Spatial Ambiguity and Abstraction

Dev Inder also converses through spatial ambiguity and abstraction. Pliant space gets modulated into anagrams of intrigue and discovery.

Abstraction is a reality whose meaning is yet to arrive - but this doesn’t make all randomness abstract. Unless the artist stands at the cusp of intelligibility of the patterns he/she ciphers, the end product would be still-born.

Aware of this, his semantic lexicon employs symbols with cultural affinity - for example, concentric rings at the heart of a rock evoke the memory of a tree; towering rocks come alive with human forms in another picture.

By reflecting the near in the far, Dev Inder is able to locate rhythm in the seemingly vast randomness of the landscape. At times, acute compression of perspective melds the landscape into architecture.

After all, “it is our shaping perception that makes the difference between raw material and landscape.”
- Simon Schama, Landscape and Memory

Use of Negative Space

On rare occasions when he uses negative space, he does so with finesse and purpose.
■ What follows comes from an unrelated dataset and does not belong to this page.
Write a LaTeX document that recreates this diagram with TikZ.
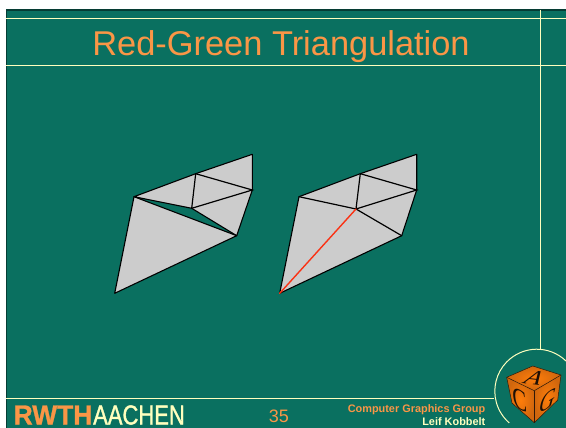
\documentclass[tikz,border=0pt]{standalone}
\usepackage{fontspec}
\setmainfont{Liberation Sans}
\newfontfamily\cubefont{Liberation Serif}
\usetikzlibrary{calc}
\definecolor{slidebg}{RGB}{10, 112, 96}
\definecolor{slideedge}{RGB}{6, 60, 52}
\definecolor{rulecream}{RGB}{255, 255, 190}
\definecolor{textorange}{RGB}{250, 150, 70}
\definecolor{meshgray}{RGB}{204, 204, 204}
\definecolor{cutred}{RGB}{250, 50, 20}
\definecolor{cubeorange}{RGB}{255, 125, 10}
\definecolor{cubedark}{RGB}{120, 60, 20}
\tikzset{
  % Slide lines
  ruleline/.style = {draw=rulecream, line width=1pt},
  % Mesh
  meshface/.style = {fill=meshgray, draw=black, line width=1.1pt, line join=round},
  meshedge/.style = {draw=black, line width=1.2pt, line cap=round},
  rededge/.style  = {draw=cutred, line width=1.4pt, line cap=round},
  % Cube
  cubeface/.style = {inner color=cubeorange, outer color=cubedark!35!cubeorange},
  cubeline/.style = {draw=black!60!cubedark, line width=0.5pt, line join=round},
  cubeletter/.style = {font=\cubefont\itshape\fontsize{31}{31}\selectfont, text=black!75!cubedark, inner sep=0pt, transform shape},
  % Texts
  footlab/.style  = {font=\bfseries\fontsize{10.9}{11}\selectfont, inner sep=0pt, anchor=base east},
  logolab/.style  = {inner sep=0pt, anchor=base west, transform shape},
}
\begin{document}
\begin{tikzpicture}[x=1pt,y=-1pt]
  \useasboundingbox (0,0) rectangle (566,428);
  \fill[white] (0,0) rectangle (566,428);
  % Slide
  \fill[slidebg] (6,10) rectangle (566,428);
  \draw[slideedge, line width=1.5pt] (6,10) -- (566,10);
  \draw[slideedge, line width=1pt] (6,10) -- (6,428);
  \draw[ruleline] (6,19) -- (566,19);
  \draw[ruleline] (6,66) -- (566,66);
  \draw[ruleline] (6,398) -- (494,398);
  \draw[ruleline] (540,10) -- (540,350);
  \draw[ruleline] (566,361) arc[start angle=-46, end angle=-229, radius=42];
  % Left mesh
  \coordinate (A1) at (252.3,154.3);
  \coordinate (B1) at (252.3,190);
  \coordinate (C1) at (236.7,235.7);
  \coordinate (D1) at (114.7,293.3);
  \coordinate (E1) at (134,196.7);
  \coordinate (F1) at (195.7,173.7);
  \coordinate (G1) at (191.7,208.3);
  \path[meshface] (E1) -- (F1) -- (A1) -- (B1) -- (C1) -- (G1) -- cycle;
  \path[meshface] (E1) -- (C1) -- (D1) -- cycle;
  \draw[meshedge] (F1) -- (G1) -- (B1) -- (F1);
  % Right mesh
  \coordinate (A2) at (416.7,154.3);
  \coordinate (B2) at (416.7,190);
  \coordinate (C2) at (401.7,235.7);
  \coordinate (D2) at (279.7,293.3);
  \coordinate (E2) at (299,196.7);
  \coordinate (F2) at (360.3,173.7);
  \coordinate (G2) at (356,209);
  \path[meshface] (E2) -- (F2) -- (A2) -- (B2) -- (C2) -- (D2) -- cycle;
  \draw[meshedge] (E2) -- (G2) -- (C2);
  \draw[meshedge] (F2) -- (G2) -- (B2) -- (F2);
  \draw[rededge] (D2) -- (G2);
  % Cube
  \coordinate (T) at (532.7,366);
  \coordinate (L) at (506.7,377.3);
  \coordinate (R) at (561,375);
  \coordinate (M) at (534.3,390.7);
  \coordinate (S) at (534.3,422.7);
  \coordinate (P) at (512,403);
  \coordinate (Q) at (557.7,400);
  \shade[cubeface] (T) -- (R) -- (M) -- (L) -- cycle;
  \shade[cubeface] (L) -- (M) -- (S) -- (P) -- cycle;
  \shade[cubeface] (M) -- (R) -- (Q) -- (S) -- cycle;
  \draw[cubeline] (T) -- (R) -- (Q) -- (S) -- (P) -- (L) -- cycle;
  \draw[cubeline] (L) -- (M) -- (R);
  \draw[cubeline] (M) -- (S);
  \begin{scope}[cm={.85,-.1,.32,.64,(534.3,378.3)}]
    \node[cubeletter] (letterA) at (0,0) {A};
  \end{scope}
  \begin{scope}[cm={.68,-.36,-.2,1.05,(520,399.3)}]
    \node[cubeletter] (letterC) at (0,0) {C};
  \end{scope}
  \begin{scope}[cm={.7,.42,.13,.88,(547.3,400.7)}]
    \node[cubeletter] (letterG) at (0,0) {G};
  \end{scope}
  % Texts
  \node[text=textorange, font=\fontsize{34.4}{36}\selectfont, inner sep=0pt] (title) at (281,47) {Red-Green Triangulation};
  \node[text=textorange, font=\fontsize{18}{18}\selectfont, inner sep=0pt] (pagenum) at (279,416.5) {35};
  \node[footlab, text=textorange] (group) at (485.5,412) {Computer Graphics Group};
  \node[footlab, text=rulecream] (author) at (485.5,425) {Leif Kobbelt};
  \node[logolab, text=textorange, font=\bfseries\addfontfeature{FakeBold=1}\fontsize{27.5}{28}\selectfont, xscale=.96] (rwth) at (13.5,424.5) {RWTH};
  \node[logolab, text=rulecream, font=\addfontfeature{FakeBold=1.5}\fontsize{27.5}{28}\selectfont, xscale=.8] (aachen) at (93,424.5) {AACHEN};
\end{tikzpicture}
\end{document}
In the picture where a man rests under the shadow of a rock that rests tenuously on a bigger rock, the chunk of negative space on the left - if not attended to properly - would make the composition precarious. However, an aware photographer waits for the arrival of a human form to step into that space, solidly anchoring the rock.

Visually addressing the precarity of the rock tremendously enhances the restfulness of the scene.

Venue Details

Venue:
Jehangir Art Gallery

Terrace Gallery
161-B, M.G. Road
Kala Ghoda, Mumbai 400001

Timing: 11 AM to 7 PM
Contact: +91 9872401204

Creating Consciousness of Relationships

In creating a consciousness of relationships, intimacy, and intrigue, Dev Inder invites the landscape to partner with him. Dead stumps rise up in vertical verse.

Lifeless branches of trees lying on the ground, breathless and bleached, become animated limbs by the delicate handling of the form and tones. Landscapes of grit start teeming with life and redemption.

As Walter Pater has famously said,

“All art constantly aspires towards the condition of music.”

We hear notes of music rise in Dev Inder’s “The Echoes of Silence.”